NF-κB, one of the key signaling pathways of inflammation, has been shown to be a key factor in the development of diabetic inflammation [1, 35, 36]. NF-κB has also been extensively studied in diabetic nephropathy [2, 37, 38]. In our study, we found that knockdown of SNHG16 attenuated kidney injury and decreased inflammatory factor expression in mouse kidney tissues. Recent studies have shown that SNHG16 exacerbates diabetic nephropathy by stabilizing TLR4 to regulate RAS and NF-κB pathway-mediated NLRP3 inflammatory vesicle activation [25]. This is consistent with the results of our study. We also found that both miR-212-3p mimics and si-SNHG16 could inhibit NF-κB (P65) expression, which was partially reversed by si-SNHG16 + miR-212-3p inhibitor. Through several in vitro and in vivo genetic assays, we found that SNHG16 reduced the inflammatory response in diabetes and diabetic kidney injury by competitively binding miR-212-3p to reduce the phosphorylation of P65.

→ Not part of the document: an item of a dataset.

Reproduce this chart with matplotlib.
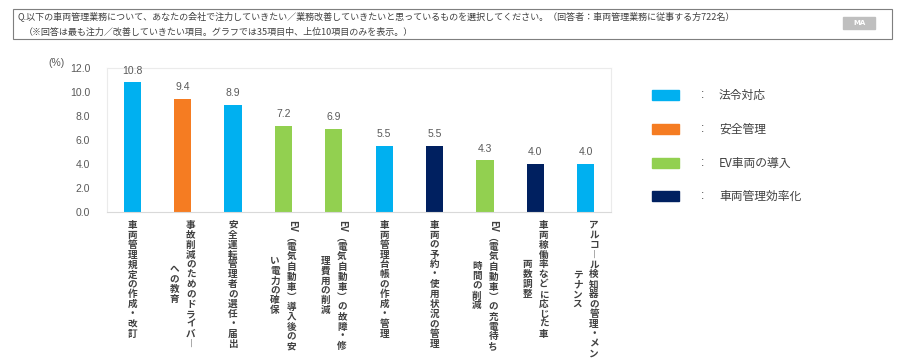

Finally, we validated these findings in clinical patients. Importantly, the expression of LncRNA SNHG16 was higher in blood specimens from diabetic patients than in blood specimens from healthy individuals. ROC curve analysis indicated that LncRNA SNHG16 has diagnostic significance for the diagnosis of type 2 diabetes. Future studies should focus on the correlation between LncRNA SNHG16 and the clinical characteristics of diabetic patients, which may help to further define the clinical significance of LncRNA SNHG16.

Conclusion

Overall, the present study showed that LncRNA SNHG16 is significantly upregulated in diabetic patients, high glucose-induced THP-1 cells, and diabetic mice. In addition, si-SNHG16 inhibits the diabetic inflammatory response as well as the development of diabetic nephropathy. Our findings revealed that LncRNA SNHG16 may regulate the diabetic inflammatory response by acting as a competitive sponge for miR-212-3p to regulate NF-κB 7. LncRNA SNHG16 may be used as a novel biological marker in patients with type 2 diabetes. Thus, these findings suggested that LncRNA SNHG16 may be developed as a new prognostic marker or therapeutic target that may help in the diagnosis and treatment of diabetes.